- EXERCISE GOAL -
Pictures stay out of the copy. Please reproduce only the lines between the one holding "Give me the TikZ source for this diagram." and the one holding "at (226.5, 26)", inclusive.

- DATASET RECORDS -
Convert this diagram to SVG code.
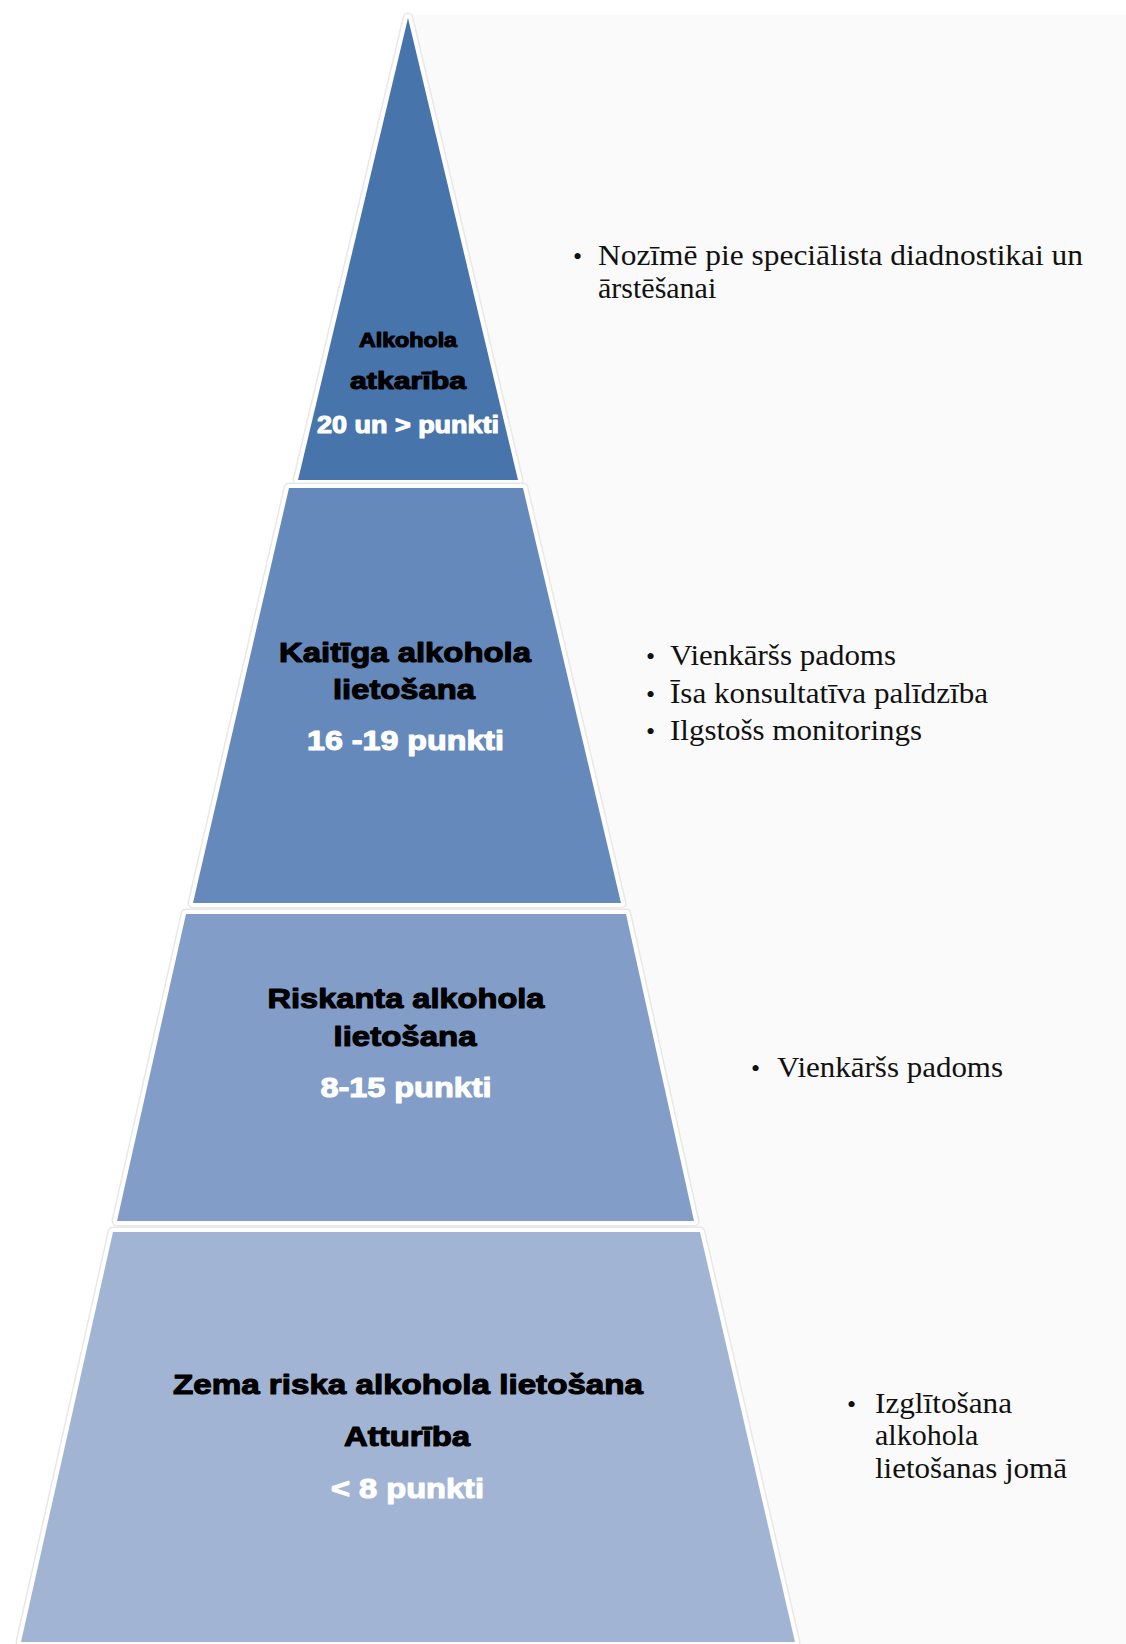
<svg xmlns="http://www.w3.org/2000/svg" width="1126" height="1644" viewBox="0 0 1126 1644">
<style>
.edge{fill:none;stroke:#e8e8e8;stroke-width:11;stroke-linejoin:round}
.rim{fill:none;stroke:#ffffff;stroke-width:8;stroke-linejoin:round}
.lbl{font-family:"Liberation Sans",Arial,sans-serif;font-weight:bold;text-anchor:middle;stroke-width:1.1;stroke-linejoin:round}
.blk{fill:#000;stroke:#000}
.wht{fill:#fff;stroke:#fff}
.note{font-family:"Liberation Serif","Times New Roman",serif;font-size:30px;fill:#111}
.bul{font-family:"Liberation Serif","Times New Roman",serif;font-size:26px;fill:#111}
</style>
<rect width="1126" height="1644" fill="#ffffff"/>
<rect x="405" y="15" width="721" height="1629" fill="#fafafa"/>

<g id="layer-1">
<path class="edge" d="M408,18 L518,480 L298,480 Z"/>
<path class="rim" d="M408,18 L518,480 L298,480 Z"/>
<path d="M408,18 L518,480 L298,480 Z" fill="#4774ab"/>
<text class="lbl blk" x="408" y="347" font-size="20" textLength="98" lengthAdjust="spacingAndGlyphs">Alkohola</text>
<text class="lbl blk" x="408" y="389" font-size="23" textLength="116" lengthAdjust="spacingAndGlyphs">atkarība</text>
<text class="lbl wht" x="408" y="433" font-size="24" textLength="182" lengthAdjust="spacingAndGlyphs">20 un &gt; punkti</text>
</g>

<g id="layer-2">
<path class="edge" d="M289,488 L523,488 L621,903 L193,903 Z"/>
<path class="rim" d="M289,488 L523,488 L621,903 L193,903 Z"/>
<path d="M289,488 L523,488 L621,903 L193,903 Z" fill="#6589bb"/>
<text class="lbl blk" x="405" y="662" font-size="28" textLength="252" lengthAdjust="spacingAndGlyphs">Kaitīga alkohola</text>
<text class="lbl blk" x="404" y="699" font-size="28" textLength="142" lengthAdjust="spacingAndGlyphs">lietošana</text>
<text class="lbl wht" x="405.5" y="750" font-size="28" textLength="197" lengthAdjust="spacingAndGlyphs">16 -19 punkti</text>
</g>

<g id="layer-3">
<path class="edge" d="M186,914 L626,914 L694,1221 L117,1221 Z"/>
<path class="rim" d="M186,914 L626,914 L694,1221 L117,1221 Z"/>
<path d="M186,914 L626,914 L694,1221 L117,1221 Z" fill="#819dc8"/>
<text class="lbl blk" x="406" y="1008" font-size="28" textLength="277" lengthAdjust="spacingAndGlyphs">Riskanta alkohola</text>
<text class="lbl blk" x="405" y="1046" font-size="28" textLength="143" lengthAdjust="spacingAndGlyphs">lietošana</text>
<text class="lbl wht" x="406" y="1097" font-size="28" textLength="171" lengthAdjust="spacingAndGlyphs">8-15 punkti</text>
</g>

<g id="layer-4">
<path class="edge" d="M113,1232 L700,1232 L795,1642 L21,1642 Z"/>
<path class="rim" d="M113,1232 L700,1232 L795,1642 L21,1642 Z"/>
<path d="M113,1232 L700,1232 L795,1642 L21,1642 Z" fill="#a2b4d4"/>
<text class="lbl blk" x="408" y="1394" font-size="28" textLength="470" lengthAdjust="spacingAndGlyphs">Zema riska alkohola lietošana</text>
<text class="lbl blk" x="407" y="1446" font-size="28" textLength="126" lengthAdjust="spacingAndGlyphs">Atturība</text>
<text class="lbl wht" x="407.5" y="1498" font-size="28" textLength="153" lengthAdjust="spacingAndGlyphs">&lt; 8 punkti</text>
</g>

<g id="note-1">
<text class="bul" x="573" y="265">•</text>
<text class="note" x="598" y="265" textLength="485" lengthAdjust="spacingAndGlyphs">Nozīmē pie speciālista diadnostikai un</text>
<text class="note" x="598" y="298">ārstēšanai</text>
</g>

<g id="note-2">
<text class="bul" x="646" y="665">•</text>
<text class="note" x="670" y="665" textLength="226" lengthAdjust="spacingAndGlyphs">Vienkāršs padoms</text>
<text class="bul" x="646" y="703">•</text>
<text class="note" x="670" y="703" textLength="318" lengthAdjust="spacingAndGlyphs">Īsa konsultatīva palīdzība</text>
<text class="bul" x="646" y="740">•</text>
<text class="note" x="670" y="740" textLength="252" lengthAdjust="spacingAndGlyphs">Ilgstošs monitorings</text>
</g>

<g id="note-3">
<text class="bul" x="751" y="1077">•</text>
<text class="note" x="777" y="1077" textLength="226" lengthAdjust="spacingAndGlyphs">Vienkāršs padoms</text>
</g>

<g id="note-4">
<text class="bul" x="847" y="1413">•</text>
<text class="note" x="875" y="1413" textLength="137" lengthAdjust="spacingAndGlyphs">Izglītošana</text>
<text class="note" x="875" y="1445">alkohola</text>
<text class="note" x="875" y="1478" textLength="192" lengthAdjust="spacingAndGlyphs">lietošanas jomā</text>
</g>
</svg>
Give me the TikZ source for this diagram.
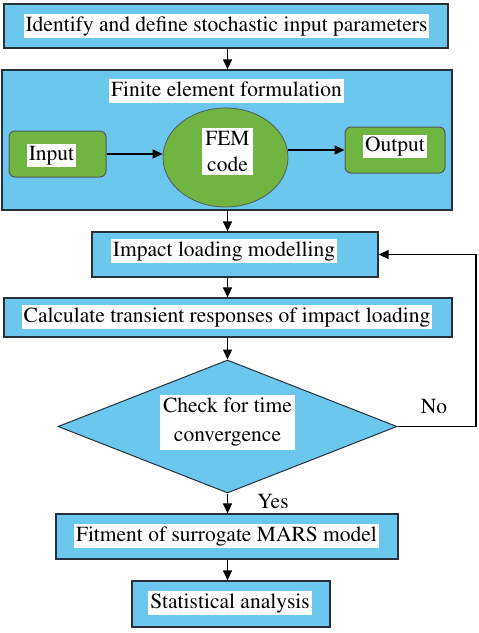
\documentclass[tikz,border=0pt]{standalone}
\usepackage[T1]{fontenc}
\usepackage{mathptmx}
\usetikzlibrary{shapes.geometric,arrows.meta}
\definecolor{skyfill}{RGB}{108,199,238}
\definecolor{leaf}{RGB}{112,180,66}
\definecolor{edge}{RGB}{40,48,56}
\begin{document}
\begin{tikzpicture}[x=1pt, y=-1pt,
    >={Triangle[length=10pt,width=9pt]},
    box/.style={rectangle, draw=edge, line width=1.3pt, fill=skyfill, inner sep=0pt},
    gbox/.style={rectangle, rounded corners=6pt, draw=edge!80, line width=1pt, fill=leaf, inner sep=0pt},
    txt/.style={fill=white, inner sep=2pt, text height=15pt, text depth=4.5pt},
    txtml/.style={fill=white, inner sep=3pt, align=center},
    flow/.style={->, line width=1.3pt, draw=black},
    every node/.style={font=\fontsize{21.5}{26}\selectfont}]
    \useasboundingbox (0,0) rectangle (479,633);

    % Nodes
    \node[box, minimum width=444, minimum height=44] (box1) at (226, 26) {};
    \node[txt] (t1) at (226.5, 26) {Identify and define stochastic input parameters};

    \node[box, minimum width=450, minimum height=140] (fe) at (227, 140) {};
    \node[txt] (tfe) at (226.5, 91) {Finite element formulation};
    \node[gbox, minimum width=97, minimum height=46] (in) at (57.5, 154) {};
    \node[txt] (tin) at (51.5, 155.5) {Input};
    \node[ellipse, draw=edge!80, line width=0.8pt, fill=leaf, minimum width=125, minimum height=99, inner sep=0pt] (fem) at (225.5, 157.5) {};
    \node[txtml] (tfem) at (227.5, 151.5) {FEM\\code};
    \node[gbox, minimum width=100, minimum height=46] (out) at (395, 150) {};
    \node[txt] (tout) at (395, 146.5) {Output};

    \node[box, minimum width=286, minimum height=45] (box3) at (235, 254.5) {};
    \node[txt] (t3) at (224, 251) {Impact loading modelling};

    \node[box, minimum width=448, minimum height=39] (box4) at (228, 317.5) {};
    \node[txt] (t4) at (227, 317) {Calculate transient responses of impact loading};

    \node[diamond, draw=edge, line width=1pt, fill=skyfill, minimum width=339, minimum height=133, inner sep=0pt] (dia) at (227.5, 426.5) {};
    \node[txtml] (tdia) at (227.5, 422.5) {Check for time\\[3pt]convergence};
    \coordinate (loop) at (476, 426.5);
    \node (no) at (434, 407) {No};
    \node (yes) at (273, 502) {Yes};

    \node[box, minimum width=342, minimum height=45] (box5) at (227, 536.5) {};
    \node[txt] (t5) at (226.5, 536) {Fitment of surrogate MARS model};

    \node[box, minimum width=198, minimum height=46] (box6) at (231, 604) {};
    \node[txt] (t6) at (230, 603) {Statistical analysis};

    % Edges
    \draw[flow] (box1.south -| dia) -- (fe.north -| dia);
    \draw[flow] (in.east) -- (in.east -| fem.west);
    \draw[flow] (out.west -| fem.east) -- (out.west);
    \draw[flow] (fe.south -| dia) -- (box3.north -| dia);
    \draw[flow] (box3.south -| dia) -- (box4.north -| dia);
    \draw[flow] (box4.south -| dia) -- (dia.north);
    \draw[flow] (dia.south) -- (box5.north -| dia);
    \draw[flow] (box5.south -| dia) -- (box6.north -| dia);
    \draw[flow] (dia.east) -- (loop) |- (box3.east);
\end{tikzpicture}
\end{document}
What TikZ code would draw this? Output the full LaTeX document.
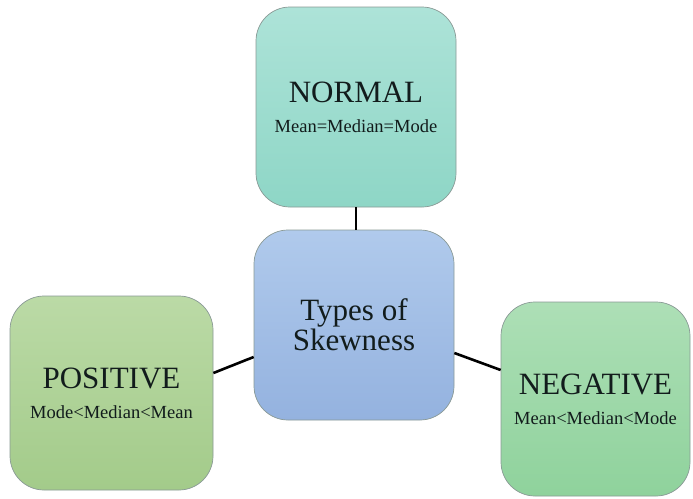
\documentclass[tikz,border=0pt]{standalone}
\usepackage{fontspec}
\setmainfont{Liberation Serif}
\usetikzlibrary{calc}
\definecolor{normtop}{HTML}{ADE3D8}
\definecolor{normbot}{HTML}{8ED6C6}
\definecolor{hubtop}{HTML}{B0CAEC}
\definecolor{hubbot}{HTML}{94B2DF}
\definecolor{postop}{HTML}{BBDAA6}
\definecolor{posbot}{HTML}{A3CB8A}
\definecolor{negtop}{HTML}{ADDFB6}
\definecolor{negbot}{HTML}{8FD29C}
\definecolor{boxline}{HTML}{8A9A96}
\definecolor{ink}{HTML}{121C1C}
\newcommand{\subline}[1]{{\fontsize{18.5}{20}\selectfont #1}}
\tikzset{
  skbox/.style={draw=boxline, line width=0.7pt, rounded corners=34pt,
    align=center, inner sep=0pt, text=ink,
    font=\fontsize{31}{30}\selectfont},
  link/.style={draw=black, line width=2.6pt}
}
\begin{document}
\begin{tikzpicture}[x=1pt,y=-1pt]
  \useasboundingbox (0,0) rectangle (693,498);
  \fill[white] (0,0) rectangle (693,498);

  % category boxes
  \node[skbox, minimum width=200pt, minimum height=200pt,
        top color=normtop, bottom color=normbot] (normal) at (356,107)
    {NORMAL\\\subline{Mean=Median=Mode}};
  \node[skbox, minimum width=200pt, minimum height=190pt,
        top color=hubtop, bottom color=hubbot] (hub) at (354,325)
    {Types of\\Skewness};
  \node[skbox, minimum width=203pt, minimum height=194pt,
        top color=postop, bottom color=posbot] (positive) at (111.5,393)
    {POSITIVE\\\subline{Mode<Median<Mean}};
  \node[skbox, minimum width=189pt, minimum height=194pt,
        top color=negtop, bottom color=negbot] (negative) at (595.5,399)
    {NEGATIVE\\\subline{Mean<Median<Mode}};

  % connectors to the hub
  \draw[link] (normal.south) -- (normal.south |- hub.north);
  \draw[link] ([yshift=20pt]positive.east) -- ([yshift=-32pt]hub.west);
  \draw[link] ([yshift=-28pt]hub.east) -- ([yshift=29pt]negative.west);
\end{tikzpicture}
\end{document}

- OUTPUT -
Give me the TikZ source for this diagram.
\documentclass[tikz,border=0pt]{standalone}
\usepackage[T1]{fontenc}
\usepackage{mathptmx}
\usetikzlibrary{shapes.geometric,arrows.meta}
\definecolor{skyfill}{RGB}{108,199,238}
\definecolor{leaf}{RGB}{112,180,66}
\definecolor{edge}{RGB}{40,48,56}
\begin{document}
\begin{tikzpicture}[x=1pt, y=-1pt,
    >={Triangle[length=10pt,width=9pt]},
    box/.style={rectangle, draw=edge, line width=1.3pt, fill=skyfill, inner sep=0pt},
    gbox/.style={rectangle, rounded corners=6pt, draw=edge!80, line width=1pt, fill=leaf, inner sep=0pt},
    txt/.style={fill=white, inner sep=2pt, text height=15pt, text depth=4.5pt},
    txtml/.style={fill=white, inner sep=3pt, align=center},
    flow/.style={->, line width=1.3pt, draw=black},
    every node/.style={font=\fontsize{21.5}{26}\selectfont}]
    \useasboundingbox (0,0) rectangle (479,633);

    % Nodes
    \node[box, minimum width=444, minimum height=44] (box1) at (226, 26) {};
    \node[txt] (t1) at (226.5, 26) {Identify and define stochastic input parameters};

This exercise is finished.